Thanks for testing - is your yolo + face recognition available somewhere openly? Might be a good benchmark to test against, just so that error is more easily observed.

Regarding ImageManip, we have a branch for it, but there are a couple of extra things to fixup and retest, so might take a bit more. I'll also address the issue with unsupported config errors :)

madgrizzle commented 2 years ago

It's currently part of a ROS node, but it won't be hard to strip it out and make it run standalone. I should have it on my repo tonight and will post a link.

madgrizzle commented 2 years ago

This is my repo with the code I'm using. https://github.com/madgrizzle/visiontest

It ran 12 hours today with no one in the room. When I walked it, it said it detected an elephant (great for my ego) and a few minutes later it locked up while my head was down looking at my phone. One key I've discovered to making it lock up is putting my hands to my face (like rubbing my eyes.) It doesn't happen all the time, but so often that it has to be more than coincidence.

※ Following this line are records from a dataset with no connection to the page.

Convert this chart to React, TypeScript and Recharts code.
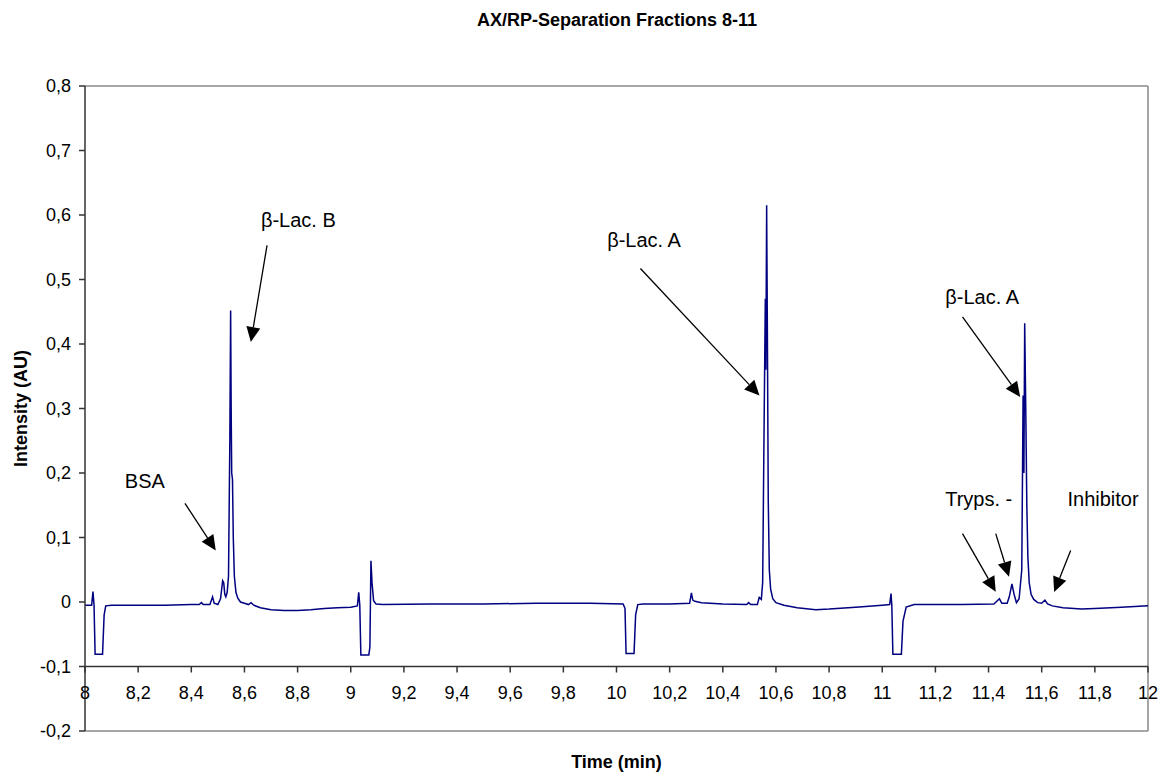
import { Line, LineChart, ReferenceDot, ReferenceLine, XAxis, YAxis } from "recharts";

// chromatogram trace
const TIME = [
    8.000, 8.025, 8.030, 8.034, 8.038, 8.066, 8.072, 8.078, 8.10, 8.20, 8.30, 8.40, 8.43, 8.438, 8.445,
    8.470, 8.480, 8.486, 8.500, 8.510, 8.518, 8.522, 8.526, 8.530, 8.535, 8.540, 8.545, 8.548, 8.550, 8.552,
    8.555, 8.558, 8.562, 8.568, 8.575, 8.585, 8.60, 8.615, 8.625, 8.635, 8.66, 8.70, 8.75, 8.80, 8.85,
    8.90, 8.95, 9.00, 9.025, 9.030, 9.034, 9.038, 9.068, 9.072, 9.076, 9.080, 9.086, 9.095, 9.12, 9.3,
    9.5, 9.7, 9.9, 10.025, 10.032, 10.036, 10.066, 10.072, 10.080, 10.10, 10.20, 10.275, 10.282, 10.287, 10.295,
    10.32, 10.40, 10.49, 10.497, 10.505, 10.530, 10.537, 10.545, 10.550, 10.556, 10.560, 10.562, 10.565, 10.568, 10.571,
    10.575, 10.580, 10.588, 10.60, 10.63, 10.68, 10.75, 10.80, 10.90, 11.00, 11.028, 11.033, 11.036, 11.040, 11.072,
    11.078, 11.090, 11.12, 11.20, 11.30, 11.42, 11.441, 11.450, 11.470, 11.478, 11.488, 11.496, 11.505, 11.515, 11.525,
    11.530, 11.533, 11.536, 11.540, 11.544, 11.548, 11.553, 11.560, 11.570, 11.585, 11.600, 11.612, 11.622, 11.64, 11.68,
    11.75, 11.80, 11.90, 12.00,
];
const INTENSITY = [
    -0.005, -0.005, 0.016, -0.005, -0.081, -0.081, -0.02, -0.006, -0.005, -0.005, -0.005, -0.004, -0.004, -0.001, -0.004,
    -0.004, 0.008, -0.002, -0.004, 0.005, 0.033, 0.030, 0.012, 0.008, 0.015, 0.04, 0.25, 0.452, 0.30, 0.20,
    0.19, 0.10, 0.04, 0.015, 0.006, 0.0, -0.002, -0.004, -0.001, -0.005, -0.009, -0.012, -0.013, -0.013, -0.012,
    -0.010, -0.009, -0.008, -0.006, 0.015, -0.005, -0.082, -0.082, -0.07, 0.064, 0.03, 0.002, -0.003, -0.004, -0.003,
    -0.003, -0.002, -0.002, -0.003, -0.010, -0.080, -0.080, -0.02, -0.004, -0.003, -0.003, -0.002, 0.014, 0.003, 0.001,
    -0.001, -0.003, -0.004, -0.001, -0.004, -0.004, 0.007, 0.004, 0.03, 0.30, 0.47, 0.36, 0.615, 0.40, 0.16,
    0.05, 0.02, 0.005, -0.001, -0.005, -0.009, -0.012, -0.011, -0.008, -0.005, -0.004, 0.013, -0.005, -0.081, -0.081,
    -0.03, -0.008, -0.004, -0.004, -0.004, -0.003, 0.005, -0.002, -0.002, 0.008, 0.028, 0.012, -0.001, 0.005, 0.05,
    0.32, 0.20, 0.432, 0.30, 0.15, 0.07, 0.03, 0.012, 0.004, -0.001, -0.002, 0.003, -0.003, -0.006, -0.009,
    -0.011, -0.010, -0.008, -0.006,
];

const X_TICKS = [8, 8.2, 8.4, 8.6, 8.8, 9, 9.2, 9.4, 9.6, 9.8, 10, 10.2, 10.4, 10.6, 10.8, 11, 11.2, 11.4, 11.6, 11.8, 12];
const Y_TICKS = [-0.2, -0.1, 0, 0.1, 0.2, 0.3, 0.4, 0.5, 0.6, 0.7, 0.8];

// peak labels [text, time, intensity]
const LABELS: [string, number, number][] = [
    ["BSA", 8.15, 0.176],
    ["β-Lac. B", 8.662, 0.582],
    ["β-Lac. A", 9.965, 0.55],
    ["β-Lac. A", 11.237, 0.462],
    ["Tryps. -", 11.237, 0.149],
    ["Inhibitor", 11.697, 0.149],
];
// arrows [t from, v from, t to, v to]
const ARROWS: [number, number, number, number][] = [
    [8.376, 0.153, 8.492, 0.08],
    [8.685, 0.553, 8.624, 0.403],
    [10.09, 0.517, 10.538, 0.32],
    [11.302, 0.442, 11.519, 0.318],
    [11.302, 0.106, 11.427, 0.016],
    [11.427, 0.106, 11.477, 0.039],
    [11.709, 0.08, 11.647, 0.0155],
];

const data = TIME.map((t, i) => ({ t, v: INTENSITY[i] }));

const W = 1170;
const H = 776;
const TOP = 86;
const BOTTOM = 45;
const PLOT_H = H - TOP - BOTTOM;
const AXIS_Y = TOP + PLOT_H * 0.9; // x axis crosses at -0.1
const FONT = "'Liberation Sans', Arial, sans-serif";

const fmt = (v: number) => (v === 0 ? "0" : String(Math.round(v * 10) / 10).replace(".", ","));

function XTick(props: any) {
    const { x, payload } = props;
    return (
        <g>
            <line x1={x} x2={x} y1={AXIS_Y} y2={AXIS_Y + 6} stroke="#333" strokeWidth={1.5} />
            <text x={x} y={AXIS_Y + 32.5} textAnchor="middle" fontSize={18} fill="#000" fontFamily={FONT}>
                {fmt(payload.value)}
            </text>
        </g>
    );
}

function Arrow(props: any) {
    const { x1, y1, x2, y2 } = props;
    const dx = x2 - x1, dy = y2 - y1;
    const len = Math.hypot(dx, dy);
    const ux = dx / len, uy = dy / len;
    const L = 15, Wd = 7;
    const bx = x2 - ux * L, by = y2 - uy * L;
    return (
        <g>
            <line x1={x1} y1={y1} x2={bx} y2={by} stroke="#000" strokeWidth={1.3} />
            <polygon points={`${x2},${y2} ${bx - uy * Wd},${by + ux * Wd} ${bx + uy * Wd},${by - ux * Wd}`} fill="#000" />
        </g>
    );
}

export default function App() {
    return (
        <div style={{ position: "absolute", left: 0, top: 0, width: W, height: H, background: "#fff", fontFamily: FONT }}>
            <div style={{ position: "absolute", left: 617, top: 10, transform: "translateX(-50%)", fontSize: 18, fontWeight: "bold", lineHeight: "20px", whiteSpace: "nowrap" }}>
                AX/RP-Separation Fractions 8-11
            </div>
            <LineChart width={W} height={H} data={data} margin={{ top: TOP, right: 22, bottom: 0, left: 0 }}>
                <XAxis
                    dataKey="t"
                    type="number"
                    domain={[8, 12]}
                    ticks={X_TICKS}
                    interval={0}
                    height={BOTTOM}
                    axisLine={false}
                    tickLine={false}
                    tick={<XTick />}
                    label={{
                        content: (p: any) => (
                            <text x={p.viewBox.x + p.viewBox.width / 2} y={H - 8} textAnchor="middle" fontSize={18} fontWeight="bold" fontFamily={FONT}>
                                Time (min)
                            </text>
                        ),
                    }}
                />
                <YAxis
                    type="number"
                    domain={[-0.2, 0.8]}
                    ticks={Y_TICKS}
                    interval={0}
                    width={85}
                    allowDataOverflow
                    tickFormatter={fmt}
                    tickSize={6}
                    tickMargin={8}
                    tick={{ fontSize: 18, fill: "#000", fontFamily: FONT }}
                    axisLine={{ stroke: "#333", strokeWidth: 1.5 }}
                    tickLine={{ stroke: "#333", strokeWidth: 1.5 }}
                    label={{
                        content: (p: any) => {
                            const cy = p.viewBox.y + p.viewBox.height / 2;
                            return (
                                <text x={26.5} y={cy} transform={`rotate(-90, 26.5, ${cy})`} textAnchor="middle" fontSize={18} fontWeight="bold" fontFamily={FONT}>
                                    Intensity (AU)
                                </text>
                            );
                        },
                    }}
                />
                <ReferenceLine y={0.8} stroke="#888" strokeWidth={1.5} />
                <ReferenceLine y={-0.2} stroke="#888" strokeWidth={1.5} />
                <ReferenceLine x={12} stroke="#888" strokeWidth={1.5} />
                <ReferenceLine y={-0.1} stroke="#333" strokeWidth={1.5} />
                <Line type="linear" dataKey="v" stroke="#000080" strokeWidth={1.5} dot={false} isAnimationActive={false} />
                {ARROWS.map(([t1, v1, t2, v2], i) => (
                    <ReferenceLine key={`a${i}`} segment={[{ x: t1, y: v1 }, { x: t2, y: v2 }]} shape={<Arrow />} />
                ))}
                {LABELS.map(([txt, t, v], i) => (
                    <ReferenceDot
                        key={`l${i}`}
                        x={t}
                        y={v}
                        r={0}
                        shape={(p: any) => (
                            <text x={p.cx} y={p.cy} fontSize={20} fill="#000" fontFamily={FONT}>
                                {txt}
                            </text>
                        )}
                    />
                ))}
            </LineChart>
        </div>
    );
}
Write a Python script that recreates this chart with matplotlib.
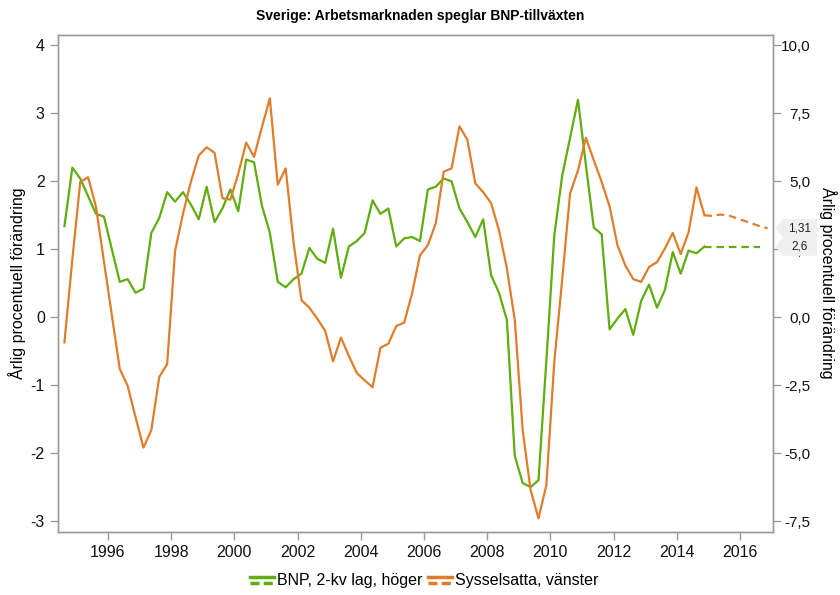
import numpy as np
import matplotlib
matplotlib.use("Agg")
import matplotlib.pyplot as plt
from matplotlib.lines import Line2D
from matplotlib.legend_handler import HandlerBase
from matplotlib.path import Path
from matplotlib.ticker import FuncFormatter, MultipleLocator

plt.rcParams["font.family"] = ["Liberation Sans", "DejaVu Sans"]
plt.rcParams["axes.unicode_minus"] = False

# quarterly series, first quarter 1994K3
start_year = 1994.625

# Sysselsatta, annual % change (left axis)
sysselsatta = [
    -0.37, 0.85, 1.99, 2.06, 1.62, 0.82, 0.03, -0.76, -1.01, -1.47,
    -1.92, -1.66, -0.88, -0.69, 0.97, 1.52, 1.99, 2.38, 2.50, 2.42,
    1.75, 1.73, 2.11, 2.57, 2.36, 2.80, 3.22, 1.95, 2.19, 1.10,
    0.25, 0.14, -0.02, -0.20, -0.65, -0.30, -0.57, -0.82, -0.93, -1.03,
    -0.45, -0.39, -0.13, -0.08, 0.35, 0.91, 1.06, 1.38, 2.14, 2.19,
    2.81, 2.61, 1.97, 1.84, 1.68, 1.28, 0.72, -0.04, -1.66, -2.54,
    -2.96, -2.47, -0.66, 0.55, 1.82, 2.16, 2.64, 2.31, 1.99, 1.63,
    1.06, 0.76, 0.56, 0.52, 0.74, 0.81, 1.01, 1.24, 0.93, 1.25,
    1.91, 1.50,
]
sysselsatta_prognos = [1.50, 1.49, 1.51, 1.50, 1.46, 1.42, 1.38, 1.34, 1.31]

# BNP, annual % change lagged two quarters (right axis)
bnp = [
    3.35, 5.5, 5.1, 4.45, 3.8, 3.7, 2.5, 1.3, 1.4, 0.9,
    1.05, 3.1, 3.65, 4.6, 4.25, 4.6, 4.15, 3.6, 4.8, 3.5,
    4.0, 4.7, 3.9, 5.8, 5.7, 4.1, 3.1, 1.3, 1.1, 1.4,
    1.6, 2.55, 2.15, 2.0, 3.25, 1.45, 2.6, 2.8, 3.1, 4.3,
    3.8, 4.0, 2.6, 2.9, 2.95, 2.8, 4.7, 4.8, 5.1, 5.0,
    4.0, 3.5, 2.95, 3.6, 1.55, 0.9, -0.1, -5.1, -6.1, -6.25,
    -6.0, -1.6, 3.0, 5.2, 6.6, 8.0, 5.6, 3.3, 3.05, -0.45,
    -0.05, 0.3, -0.65, 0.6, 1.2, 0.35, 1.0, 2.4, 1.6, 2.45,
    2.35, 2.6,
]
bnp_prognos = [2.6, 2.6, 2.6, 2.6, 2.6, 2.6, 2.6, 2.6]

green = "#5FAD0E"
orange = "#E07D2A"
frame = "#9a9a9a"
dash = (0, (3.4, 2.2))

t_hist = start_year + 0.25 * np.arange(len(sysselsatta))
t_syss_prog = t_hist[-1] + 0.25 * np.arange(len(sysselsatta_prognos))
t_bnp_prog = t_hist[-1] + 0.25 * np.arange(len(bnp_prognos))


class StackedLineHandler(HandlerBase):
    # solid line above a dashed one, like the series themselves
    def create_artists(self, legend, orig_handle, xdescent, ydescent,
                       width, height, fontsize, trans):
        c = orig_handle.get_color()
        lw = orig_handle.get_linewidth()
        x = [-xdescent, width - xdescent]
        top = Line2D(x, [0.75 * height - ydescent] * 2, color=c, lw=lw, transform=trans)
        bot = Line2D(x, [0.2 * height - ydescent] * 2, color=c, lw=lw,
                     linestyle=(0, (2.6, 1.2)), transform=trans)
        return [top, bot]


def tag_box(x0, y0, width, height, mutation_size):
    # fixed-size label tag with a pointed left end
    cx, cy = x0 + width / 2, y0 + height / 2
    hw, hh = 1.45 * mutation_size, 0.78 * mutation_size
    left, right = cx - hw, cx + hw
    tip = left - 0.6 * mutation_size
    return Path([(tip, cy), (left, cy + hh), (right, cy + hh),
                 (right, cy - hh), (left, cy - hh), (tip, cy)], closed=True)


fig = plt.figure(figsize=(8.4, 5.95), dpi=100)
ax = fig.add_axes([0.069, 0.106, 0.851, 0.836])
ax2 = ax.twinx()

ax2.plot(t_hist, bnp, color=green, lw=1.6)
ax2.plot(t_bnp_prog, bnp_prognos, color=green, lw=1.6, linestyle=dash)
ax.plot(t_hist, sysselsatta, color=orange, lw=1.6)
ax.plot(t_syss_prog, sysselsatta_prognos, color=orange, lw=1.6, linestyle=dash)
ax.set_zorder(ax2.get_zorder() + 1)
ax.patch.set_visible(False)

ax.set_xlim(1994.42, 2017.04)
ax.set_ylim(-3.16, 4.16)
ax2.set_ylim(-7.9, 10.4)

ax.xaxis.set_major_locator(MultipleLocator(2))
ax.xaxis.set_major_formatter(FuncFormatter(lambda v, p: f"{v:.0f}"))
ax.yaxis.set_major_locator(MultipleLocator(1))
ax.yaxis.set_major_formatter(FuncFormatter(lambda v, p: f"{v:.0f}"))
ax2.yaxis.set_major_locator(MultipleLocator(2.5))
ax2.yaxis.set_major_formatter(FuncFormatter(lambda v, p: f"{v:.1f}".replace(".", ",")))

for a in (ax, ax2):
    for s in a.spines.values():
        s.set_color(frame)
        s.set_linewidth(1.0)
    a.tick_params(direction="out", length=6, width=1, color=frame,
                  labelsize=11.5, labelcolor="#111111")
# right-hand tick labels are right aligned
ax2.tick_params(axis="y", labelsize=11, pad=21)
for lab in ax2.get_yticklabels():
    lab.set_horizontalalignment("right")

ax.set_ylabel("Årlig procentuell förändring", fontsize=11.5, va="center")
ax.yaxis.set_label_coords(-0.057, 0.5)
ax2.set_ylabel("Årlig procentuell förändring", fontsize=11.5, rotation=-90,
               va="center")
ax2.yaxis.set_label_coords(1.077, 0.5)

fig.suptitle("Sverige: Arbetsmarknaden speglar BNP-tillväxten",
             fontsize=10, fontweight="bold", y=0.985)

# value tags for the last forecast points
for val, yax, label in [(sysselsatta_prognos[-1], ax, "1,31"),
                        (bnp_prognos[-1], ax2, "2,6")]:
    yax.annotate(label, xy=(1.0, val), xycoords=("axes fraction", "data"),
                 xytext=(27, 0), textcoords="offset pixels",
                 ha="center", va="center", fontsize=8.5, color="#222222",
                 annotation_clip=False, zorder=10,
                 bbox=dict(boxstyle=tag_box, fc="#efefef", ec="none"))

h1 = Line2D([], [], color=green, lw=2.5)
h2 = Line2D([], [], color=orange, lw=2.5)
fig.legend([h1, h2], ["BNP, 2-kv lag, höger", "Sysselsatta, vänster"],
           handler_map={Line2D: StackedLineHandler()},
           loc="lower center", bbox_to_anchor=(0.505, -0.013), ncol=2,
           frameon=False, fontsize=11.5, handlelength=1.5, handletextpad=0.15,
           columnspacing=0.4)

fig.savefig("out.png", dpi=100)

themarpe commented 2 years ago

Thanks, will try to recreate:)

madgrizzle commented 2 years ago

I'm current running 2.13.3.0.dev+61eb5c1617623c628fab1cc09d123073518124b0 with great success. It ran for days using LEON_CSS until I intentionally stopped it. I'll try out LEON_MSS as well. I've added a few things to the pipeline since the code in the visiontest repo and moved it back into my ROS node because it appears stable enough for me (/em crosses fingers).